Ted Wilmes <twi...@...>
 

Hi Graham,
That's a great question. JanusGraph could perform this optimization, but as you're seeing, it doesn't now. This functionality would involve developing a new traversal strategy [1] that would take Janus schema into account, identify patterns where this reversal could be applied, and the traversal would be transparently rewritten to produce a traversal that provides an equivalent (albeit faster) result.

--Ted


On Tuesday, July 18, 2017 at 9:58:51 AM UTC-5, graham...@... wrote:
If a graph has an index on a particular attribute of a vertex with a particular label, and a user issues a gremlin query that attempts to traverse from a non-indexed vertex to the indexed vertex, then can the traversal (or at least this part of it) be reversed to exploit the availability of the index?

Here's an example:

conf=new BaseConfiguration()

graph = JanusGraphFactory.open('c:/dev/janus/janusgraph-0.1.1-hadoop2/conf/janus-berkeley-gw.properties')


mgmt=graph.openManagement()

assetid = mgmt.makePropertyKey('assetid').dataType(String.class).make()

asset=mgmt.makeVertexLabel('Asset').make()

mgmt.buildIndex('assetById',Vertex.class).addKey(assetid).indexOnly(asset).buildCompositeIndex()

mgmt.commit()



for (i in 1..100000) {

  p=graph.addVertex(label,'Person','name',i)

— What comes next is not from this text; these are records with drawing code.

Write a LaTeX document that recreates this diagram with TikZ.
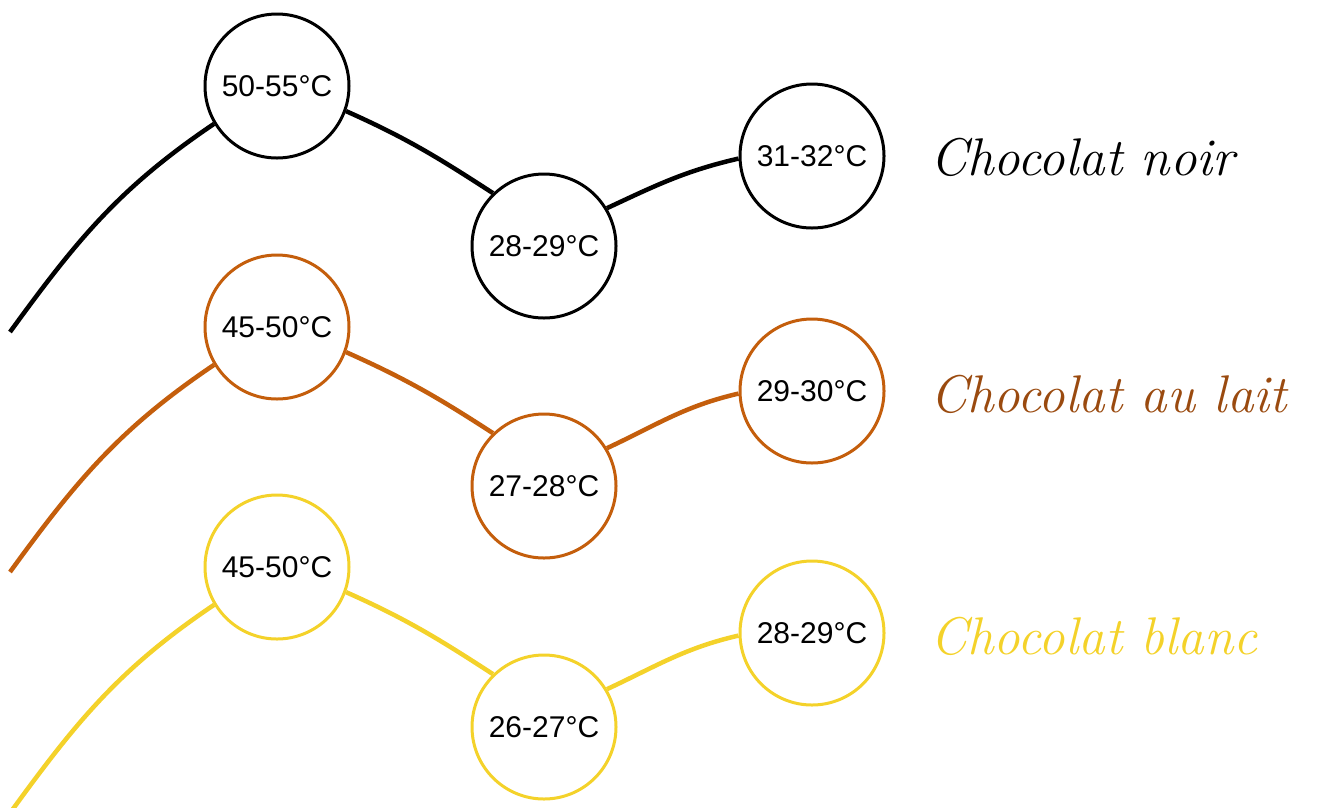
\documentclass[tikz,border=0pt]{standalone}
\usepackage{fontspec}
\setsansfont{Liberation Sans}
\definecolor{noir}{HTML}{000000}
\definecolor{lait}{HTML}{C45E0C}
\definecolor{laittxt}{HTML}{9A4A0F}
\definecolor{blanc}{HTML}{F4D22A}
\begin{document}
\begin{tikzpicture}[x=1pt,y=-1pt,
  temp/.style={circle,draw,line width=3pt,minimum size=144pt,inner sep=0pt,fill=white,
    text=black,font=\sffamily\fontsize{30}{34}\selectfont},
  link/.style={line width=4.5pt},
  lbl/.style={anchor=west,inner sep=0pt,font=\itshape\fontsize{53}{56}\selectfont}]
\useasboundingbox (0,0) rectangle (1335,807);
% noir
\coordinate (s1) at (10,332);
\node[temp,draw=noir] (a1) at (277,86) {50-55°C};
\node[temp,draw=noir] (a2) at (544,246) {28-29°C};
\node[temp,draw=noir] (a3) at (812,156) {31-32°C};
\draw[link,noir] (s1) to[out=54,in=214] (a1.211);
\draw[link,noir] (a1.-20) to[out=-24,in=147] (a2.134);
\draw[link,noir] (a2.31) to[out=25,in=193] (a3.182);
\node[lbl,text=noir] (ln) at (930,157) {Chocolat noir};
% lait
\coordinate (s2) at (10,572);
\node[temp,draw=lait] (b1) at (277,327) {45-50°C};
\node[temp,draw=lait] (b2) at (544,486) {27-28°C};
\node[temp,draw=lait] (b3) at (812,391) {29-30°C};
\draw[link,lait] (s2) to[out=54,in=214] (b1.211);
\draw[link,lait] (b1.-20) to[out=-24,in=147] (b2.134);
\draw[link,lait] (b2.31) to[out=25,in=193] (b3.182);
\node[lbl,text=laittxt] (ll) at (930,394) {Chocolat au lait};
% blanc
\coordinate (s3) at (10,813);
\node[temp,draw=blanc] (c1) at (277,567) {45-50°C};
\node[temp,draw=blanc] (c2) at (544,727) {26-27°C};
\node[temp,draw=blanc] (c3) at (812,633) {28-29°C};
\draw[link,blanc] (s3) to[out=54,in=214] (c1.211);
\draw[link,blanc] (c1.-20) to[out=-24,in=147] (c2.134);
\draw[link,blanc] (c2.31) to[out=25,in=193] (c3.182);
\node[lbl,text=blanc] (lb) at (930,636) {Chocolat blanc};
\end{tikzpicture}
\end{document}
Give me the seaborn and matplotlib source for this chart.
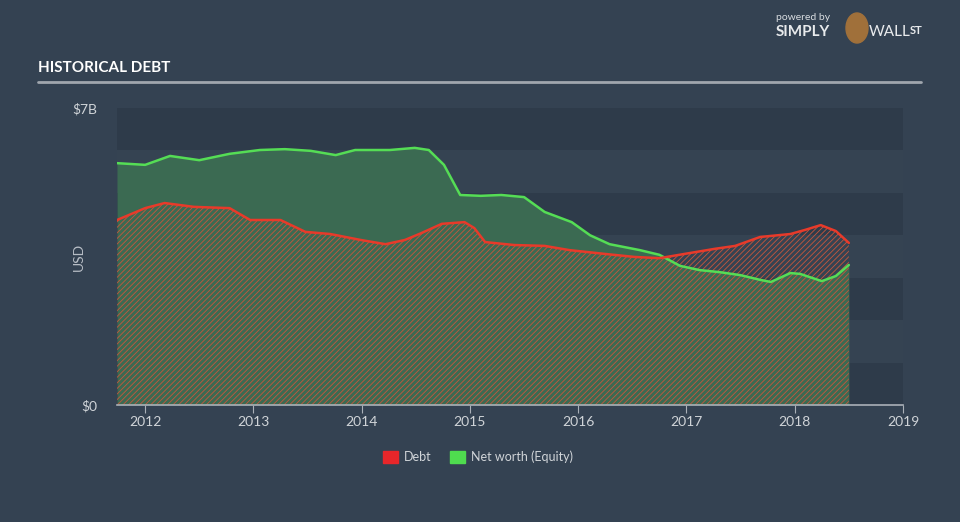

  a=graph.addVertex(label,'Asset','assetid','asset-num-'+i)

  p.addEdge('owns',a)

}

graph.tx().commit()


// 'Forward' query - starts with the non-indexed vertex label and traverses 'out' to connected vertex with indexed attribute

t=System.currentTimeMillis();g.V().hasLabel('Person').out('owns').hasLabel('Asset').has('assetid','asset-num-7').iterate();System.currentTimeMillis()-t

// Issues the usual warning: 14:18:26 WARN  org.janusgraph.graphdb.transaction.StandardJanusGraphTx  - Query requires iterating over all vertices [(~label = Person)]. For better perform

// 2773ms


// 'Reversed' query - starts with the vertex with indexed attribute and traverses 'in' to connected non-indexed vertex

t=System.currentTimeMillis();g.V().hasLabel('Asset').has('assetid','asset-num-7').in('owns').hasLabel('Person').iterate();System.currentTimeMillis()-t

// 2ms


Note that the reversed traversal is many times faster - approx 1000 faster in this particular example.


Given that JanusGraph knows what has been indexed, could JanusGraph determine *automatically* that the traversal would be more efficient starting at the indexed vertex and run backwards? If so, could this be extended to auto-reversal of segments of longer traversals?


Many thanks

  Graham



graham...@...
 

Thanks Ted, That's really helpful. I guess ideally this should be implemented by an OptimizationStrategy, so that it would be portable across graph providers. I guess that requires that we can determine what indexes exist, etc, in a portable manner. If that's not possible - e.g. because we need to use Janus's mgmt system - then the alternative appears to be a ProviderOptimizationStrategy that would be specific to JanusGraph. I will try to take a look at it.